Dec 18, 2006 00:06
"I'm getting there, ease, it's coming to me, but my natural state is a little bit unsatisfied, always pushing for more, or different, maybe i' still too young for ease. It's funny, other girls maybe they saw that in men and wanted to fuck them. But i just wanted to be them. You can't though. If you're a girl. You can't ever be one of the boys. It took me forever to learn this, years and years, of trying. Of walking the line between girl friend and girlfriend. But it's impossible to do...
And it's a lie to say i was better than other girls, of course i wanted what they wanted, but my price was a little higher, somehow hearts had to get broken, just to make sure i wasn't getting taken advantage of, just to make sure it was really real, you know, it didn't matter whether it was my heart or someone else's, just the fact. God I am such a boy in some ways when i think of the ways i notched my belt. I mean, do you do that? It's disgusting, but I still get a rush when i see old lovers, like, i had you. I know your secrets. Does everyone do this? Do you look at girls and feel that little animal proprietary spark, regardless of the 'correct' feelings you might be having? There is something to be said for it, how else do you get to know someone? Without knowing them for years, without putting in all the time it takes to know someone,...take off their clothes, watch them look at you, bite their shoulder to see what noise they make. It's so easy. There are at least two people in this town who i know for a fact cry after they come. It makes them human to me Aaron. It's so not decent.

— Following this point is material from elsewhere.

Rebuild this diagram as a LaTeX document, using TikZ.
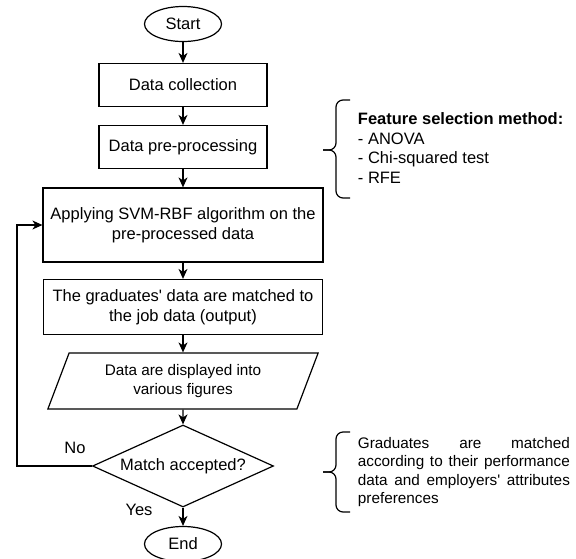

Maybe this is all because i was thinking about the fact that i think i've been in love more deeply and more often with music than with people. I think it's true most of the time. People are just awefully disappointing compared to records. I once dated a boy whose music i loved, but he wasn't anything like it at all. What am i talking about, once? Multiple times, multiple multiple times. I still love them when i hear their records, but it's not them, it's that better version of themselves. I guess that's why i don't assume i know you at all. I think of all writing as necessarily fiction. Letters included. We can't help it. I can be as honest as possible and its still a construction. We are excellent editors."